WHAT IS REQUIRED: Working from the top of the listing below, retype each line through the line containing "plt.rcParams['font.family'] = ['Liberation", both included, with no pictures.

--- start DATA ---

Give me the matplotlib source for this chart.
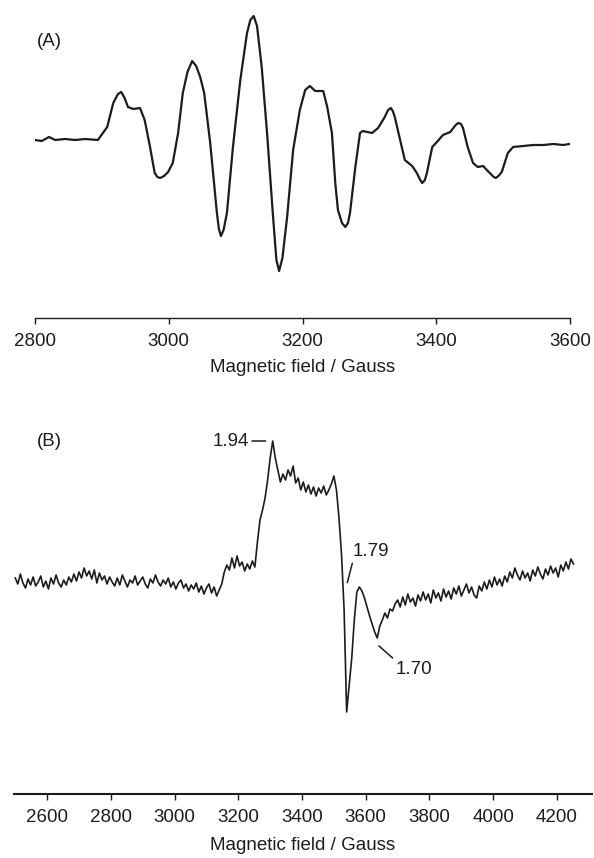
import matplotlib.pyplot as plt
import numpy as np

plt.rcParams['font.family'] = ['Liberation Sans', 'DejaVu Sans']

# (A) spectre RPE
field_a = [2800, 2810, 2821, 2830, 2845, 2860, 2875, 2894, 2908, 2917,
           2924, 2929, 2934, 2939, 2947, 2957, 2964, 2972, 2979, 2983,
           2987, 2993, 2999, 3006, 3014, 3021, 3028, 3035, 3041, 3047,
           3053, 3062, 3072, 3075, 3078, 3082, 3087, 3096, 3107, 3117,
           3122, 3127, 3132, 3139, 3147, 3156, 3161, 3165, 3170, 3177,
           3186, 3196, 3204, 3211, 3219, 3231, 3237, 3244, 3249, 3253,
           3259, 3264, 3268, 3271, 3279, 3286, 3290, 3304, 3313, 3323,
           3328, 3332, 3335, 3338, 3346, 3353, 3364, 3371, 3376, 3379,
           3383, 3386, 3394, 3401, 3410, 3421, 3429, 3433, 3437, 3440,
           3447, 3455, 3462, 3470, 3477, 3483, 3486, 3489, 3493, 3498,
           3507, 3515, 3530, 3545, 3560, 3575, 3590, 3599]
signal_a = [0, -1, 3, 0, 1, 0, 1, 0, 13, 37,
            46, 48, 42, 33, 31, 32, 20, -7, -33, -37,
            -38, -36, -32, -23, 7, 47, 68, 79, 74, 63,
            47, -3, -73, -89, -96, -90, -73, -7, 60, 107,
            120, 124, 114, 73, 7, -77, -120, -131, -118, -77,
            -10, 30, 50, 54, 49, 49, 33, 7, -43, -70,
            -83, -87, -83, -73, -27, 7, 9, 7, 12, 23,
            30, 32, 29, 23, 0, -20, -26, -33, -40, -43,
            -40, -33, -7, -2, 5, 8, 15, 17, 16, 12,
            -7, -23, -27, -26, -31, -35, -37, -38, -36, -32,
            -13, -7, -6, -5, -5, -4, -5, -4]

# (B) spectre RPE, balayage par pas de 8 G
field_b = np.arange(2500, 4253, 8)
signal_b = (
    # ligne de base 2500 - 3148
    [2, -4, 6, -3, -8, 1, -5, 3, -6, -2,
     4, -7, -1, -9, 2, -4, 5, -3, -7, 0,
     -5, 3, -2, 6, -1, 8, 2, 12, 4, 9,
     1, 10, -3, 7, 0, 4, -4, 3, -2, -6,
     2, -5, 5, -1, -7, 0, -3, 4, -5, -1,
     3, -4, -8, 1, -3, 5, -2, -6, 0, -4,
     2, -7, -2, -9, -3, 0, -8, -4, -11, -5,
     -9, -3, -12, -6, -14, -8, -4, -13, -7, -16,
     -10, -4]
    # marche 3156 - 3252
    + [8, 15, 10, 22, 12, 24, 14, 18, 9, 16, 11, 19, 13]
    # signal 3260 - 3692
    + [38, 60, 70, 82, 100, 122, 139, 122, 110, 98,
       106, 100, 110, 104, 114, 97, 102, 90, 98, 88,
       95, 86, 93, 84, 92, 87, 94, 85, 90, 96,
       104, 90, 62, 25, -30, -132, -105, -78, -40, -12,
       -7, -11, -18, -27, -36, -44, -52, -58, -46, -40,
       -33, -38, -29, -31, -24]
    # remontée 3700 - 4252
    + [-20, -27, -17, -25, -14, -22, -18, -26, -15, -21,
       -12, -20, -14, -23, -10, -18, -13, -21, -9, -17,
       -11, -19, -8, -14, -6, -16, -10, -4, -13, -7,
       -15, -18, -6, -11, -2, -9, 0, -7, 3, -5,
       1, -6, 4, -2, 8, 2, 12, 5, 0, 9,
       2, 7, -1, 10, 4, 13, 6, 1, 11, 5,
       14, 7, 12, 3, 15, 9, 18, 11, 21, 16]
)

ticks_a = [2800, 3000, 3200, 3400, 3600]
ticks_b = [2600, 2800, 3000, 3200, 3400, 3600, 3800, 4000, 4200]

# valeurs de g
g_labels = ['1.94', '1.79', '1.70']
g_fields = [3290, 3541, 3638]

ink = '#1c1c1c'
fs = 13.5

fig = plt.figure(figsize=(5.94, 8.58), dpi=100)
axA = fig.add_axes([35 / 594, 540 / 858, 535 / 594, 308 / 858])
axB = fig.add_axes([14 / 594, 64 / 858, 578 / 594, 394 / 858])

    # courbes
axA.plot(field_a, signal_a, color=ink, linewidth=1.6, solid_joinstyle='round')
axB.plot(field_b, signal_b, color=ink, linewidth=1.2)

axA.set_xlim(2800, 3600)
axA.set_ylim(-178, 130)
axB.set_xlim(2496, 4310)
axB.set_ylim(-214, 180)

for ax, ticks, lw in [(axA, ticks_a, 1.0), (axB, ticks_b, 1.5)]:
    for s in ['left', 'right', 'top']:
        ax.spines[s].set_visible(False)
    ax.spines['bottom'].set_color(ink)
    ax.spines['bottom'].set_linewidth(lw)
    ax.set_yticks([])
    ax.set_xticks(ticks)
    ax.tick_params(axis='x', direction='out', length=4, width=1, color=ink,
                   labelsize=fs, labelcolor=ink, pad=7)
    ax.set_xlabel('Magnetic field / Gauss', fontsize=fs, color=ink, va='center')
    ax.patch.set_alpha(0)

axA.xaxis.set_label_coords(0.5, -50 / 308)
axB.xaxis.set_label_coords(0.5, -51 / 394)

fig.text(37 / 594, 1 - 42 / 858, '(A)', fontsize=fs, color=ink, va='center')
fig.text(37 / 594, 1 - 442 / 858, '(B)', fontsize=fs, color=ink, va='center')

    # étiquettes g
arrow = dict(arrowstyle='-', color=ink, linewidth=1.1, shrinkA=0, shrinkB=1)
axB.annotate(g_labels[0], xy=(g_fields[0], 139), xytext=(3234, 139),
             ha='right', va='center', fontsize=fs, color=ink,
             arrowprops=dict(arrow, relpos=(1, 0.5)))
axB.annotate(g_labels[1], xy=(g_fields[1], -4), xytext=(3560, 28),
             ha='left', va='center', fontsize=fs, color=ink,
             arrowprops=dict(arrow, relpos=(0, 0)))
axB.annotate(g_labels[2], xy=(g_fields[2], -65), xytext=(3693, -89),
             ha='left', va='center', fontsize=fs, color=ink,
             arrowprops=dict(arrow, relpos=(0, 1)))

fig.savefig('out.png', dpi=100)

--- end DATA ---

SOLVED PROBLEM:
Give me the matplotlib source for this chart.
import matplotlib.pyplot as plt
import numpy as np

plt.rcParams['font.family'] = ['Liberation Sans', 'DejaVu Sans']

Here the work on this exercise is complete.